AVAILABLE DATA:
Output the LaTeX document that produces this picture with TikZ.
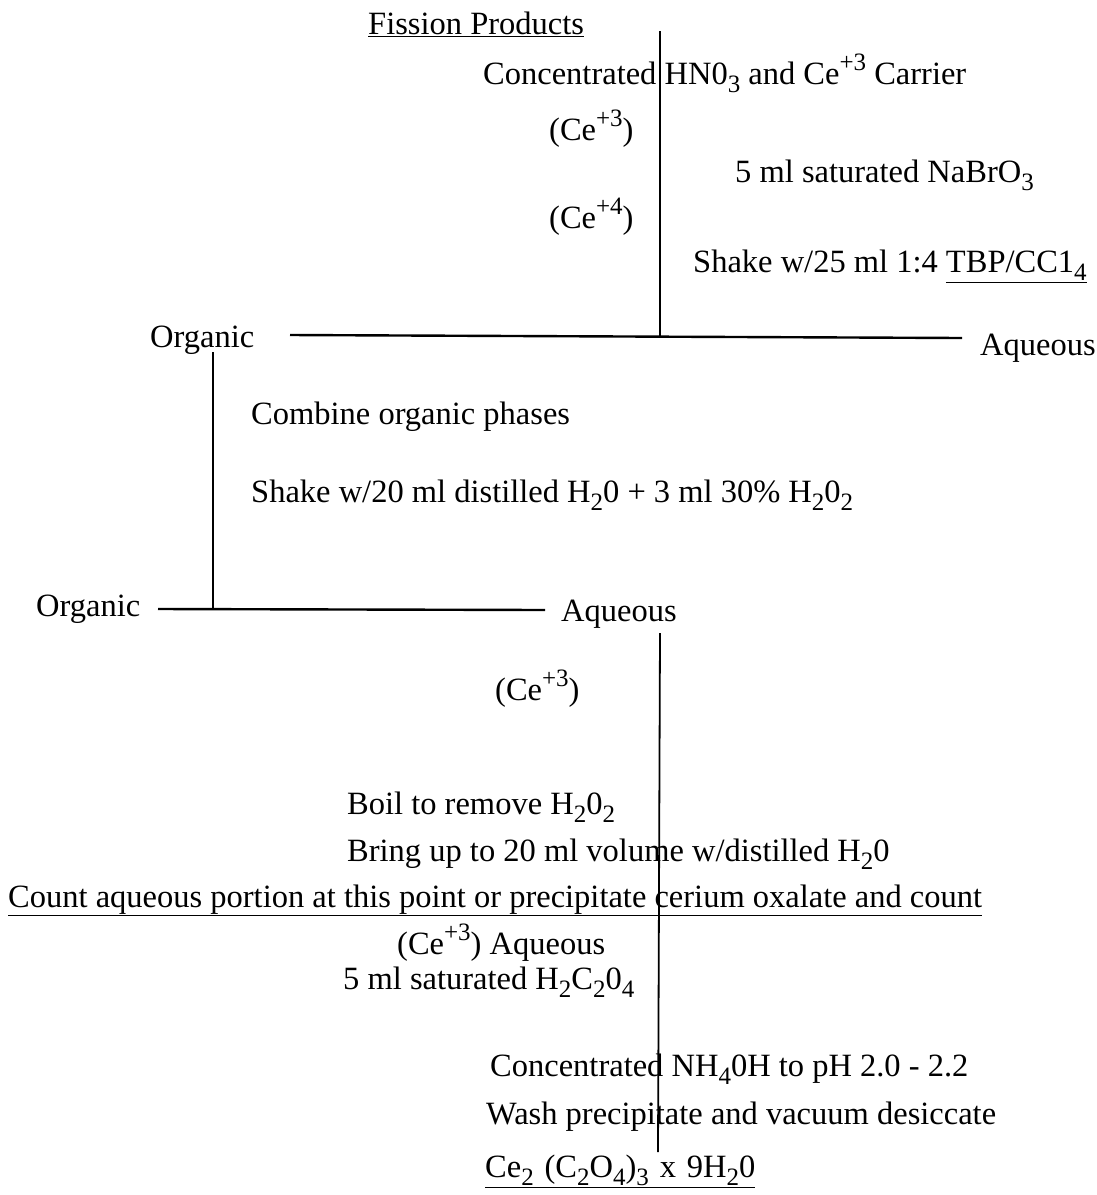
\documentclass[tikz,border=0pt]{standalone}
\usepackage{fontspec}
\setmainfont{Liberation Serif}
\usetikzlibrary{positioning}
\newcommand{\chsub}[1]{\raisebox{-0.27em}{\fontsize{25}{27}\selectfont #1}}
\newcommand{\chsup}[1]{\raisebox{0.42em}{\fontsize{25}{27}\selectfont #1}}

\begin{document}
\begin{tikzpicture}[x=1pt, y=-1pt,
    steptext/.style={anchor=base west, inner sep=0pt, font=\fontsize{32.5}{36}\selectfont},
    phase/.style={line width=2.4pt},
    stem/.style={line width=1.8pt}
  ]
  \useasboundingbox (0,0) rectangle (1096,1195);

  % === Extraction into TBP ===
  \node[steptext] (fission) at (368,34) {\underline{Fission Products}};
  \node[steptext] (acid) at (483,84) {Concentrated HN0\chsub{3} and Ce\chsup{+3} Carrier};
  \node[steptext] (ce3a) at (549,140) {(Ce\chsup{+3})};
  \node[steptext] (bromate) at (735,182) {5 ml saturated NaBrO\chsub{3}};
  \node[steptext] (ce4) at (549,228) {(Ce\chsup{+4})};
  \node[steptext] (tbp) at (693,272) {Shake w/25 ml 1:4 \underline{TBP/CC1\chsub{4}}};
  \node[steptext] (org1) at (150,347) {Organic};
  \node[steptext] (aq1) at (980,355) {Aqueous};
  \coordinate (feed) at (660,31);
  \coordinate (split1) at (660,336);
  \coordinate (s1left) at (290,335);
  \coordinate (s1right) at (962,338);
  \draw[stem] (feed) -- (split1);
  \draw[phase] (s1left) -- (s1right);

  % === Back extraction ===
  \node[steptext] (combine) at (251,424) {Combine organic phases};
  \node[steptext] (strip) at (251,502) {Shake w/20 ml distilled H\chsub{2}0 + 3 ml 30\% H\chsub{2}0\chsub{2}};
  \node[steptext] (org2) at (36,616) {Organic};
  \node[steptext] (aq2) at (561,621) {Aqueous};
  \coordinate (orgstem) at (213,352);
  \coordinate (split2) at (213,609);
  \coordinate (s2left) at (158,609);
  \coordinate (s2right) at (545,610);
  \draw[stem] (orgstem) -- (split2);
  \draw[phase] (s2left) -- (s2right);

  % === Aqueous Ce+3 and oxalate ===
  \node[steptext] (ce3b) at (495,700) {(Ce\chsup{+3})};
  \node[steptext] (boil) at (347,814) {Boil to remove H\chsub{2}0\chsub{2}};
  \node[steptext] (volume) at (347,861) {Bring up to 20 ml volume w/distilled H\chsub{2}0};
  \node[steptext] (count) at (8,907) {\underline{Count aqueous portion at this point or precipitate cerium oxalate and count}};
  \node[steptext] (ce3c) at (397,954) {(Ce\chsup{+3}) Aqueous};
  \node[steptext] (oxalic) at (343,989) {5 ml saturated H\chsub{2}C\chsub{2}0\chsub{4}};
  \node[steptext] (ammonia) at (490,1076) {Concentrated NH\chsub{4}0H to pH 2.0 - 2.2};
  \node[steptext] (wash) at (486,1124) {Wash precipitate and vacuum desiccate};
  \node[steptext] (product) at (485,1177) {\underline{Ce\chsub{2}\,\,(C\chsub{2}O\chsub{4})\chsub{3}\,\,x\,\,9H\chsub{2}0}};
  \coordinate (aqstem) at (660,633);
  \coordinate (aqend) at (658,1152);
  \draw[stem] (aqstem) -- (aqend);
\end{tikzpicture}
\end{document}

TASK REQUIREMENTS: Using the material above, set down every line exactly, but skip the pictures.

RESULT OF THE EXERCISE:
Output the LaTeX document that produces this picture with TikZ.
\documentclass[tikz,border=0pt]{standalone}
\usepackage{fontspec}
\setmainfont{Liberation Serif}
\usetikzlibrary{positioning}
\newcommand{\chsub}[1]{\raisebox{-0.27em}{\fontsize{25}{27}\selectfont #1}}
\newcommand{\chsup}[1]{\raisebox{0.42em}{\fontsize{25}{27}\selectfont #1}}

\begin{document}
\begin{tikzpicture}[x=1pt, y=-1pt,
    steptext/.style={anchor=base west, inner sep=0pt, font=\fontsize{32.5}{36}\selectfont},
    phase/.style={line width=2.4pt},
    stem/.style={line width=1.8pt}
  ]
  \useasboundingbox (0,0) rectangle (1096,1195);

  % === Extraction into TBP ===
  \node[steptext] (fission) at (368,34) {\underline{Fission Products}};
  \node[steptext] (acid) at (483,84) {Concentrated HN0\chsub{3} and Ce\chsup{+3} Carrier};
  \node[steptext] (ce3a) at (549,140) {(Ce\chsup{+3})};
  \node[steptext] (bromate) at (735,182) {5 ml saturated NaBrO\chsub{3}};
  \node[steptext] (ce4) at (549,228) {(Ce\chsup{+4})};
  \node[steptext] (tbp) at (693,272) {Shake w/25 ml 1:4 \underline{TBP/CC1\chsub{4}}};
  \node[steptext] (org1) at (150,347) {Organic};
  \node[steptext] (aq1) at (980,355) {Aqueous};
  \coordinate (feed) at (660,31);
  \coordinate (split1) at (660,336);
  \coordinate (s1left) at (290,335);
  \coordinate (s1right) at (962,338);
  \draw[stem] (feed) -- (split1);
  \draw[phase] (s1left) -- (s1right);

  % === Back extraction ===
  \node[steptext] (combine) at (251,424) {Combine organic phases};
  \node[steptext] (strip) at (251,502) {Shake w/20 ml distilled H\chsub{2}0 + 3 ml 30\% H\chsub{2}0\chsub{2}};
  \node[steptext] (org2) at (36,616) {Organic};
  \node[steptext] (aq2) at (561,621) {Aqueous};
  \coordinate (orgstem) at (213,352);
  \coordinate (split2) at (213,609);
  \coordinate (s2left) at (158,609);
  \coordinate (s2right) at (545,610);
  \draw[stem] (orgstem) -- (split2);
  \draw[phase] (s2left) -- (s2right);

  % === Aqueous Ce+3 and oxalate ===
  \node[steptext] (ce3b) at (495,700) {(Ce\chsup{+3})};
  \node[steptext] (boil) at (347,814) {Boil to remove H\chsub{2}0\chsub{2}};
  \node[steptext] (volume) at (347,861) {Bring up to 20 ml volume w/distilled H\chsub{2}0};
  \node[steptext] (count) at (8,907) {\underline{Count aqueous portion at this point or precipitate cerium oxalate and count}};
  \node[steptext] (ce3c) at (397,954) {(Ce\chsup{+3}) Aqueous};
  \node[steptext] (oxalic) at (343,989) {5 ml saturated H\chsub{2}C\chsub{2}0\chsub{4}};
  \node[steptext] (ammonia) at (490,1076) {Concentrated NH\chsub{4}0H to pH 2.0 - 2.2};
  \node[steptext] (wash) at (486,1124) {Wash precipitate and vacuum desiccate};
  \node[steptext] (product) at (485,1177) {\underline{Ce\chsub{2}\,\,(C\chsub{2}O\chsub{4})\chsub{3}\,\,x\,\,9H\chsub{2}0}};
  \coordinate (aqstem) at (660,633);
  \coordinate (aqend) at (658,1152);
  \draw[stem] (aqstem) -- (aqend);
\end{tikzpicture}
\end{document}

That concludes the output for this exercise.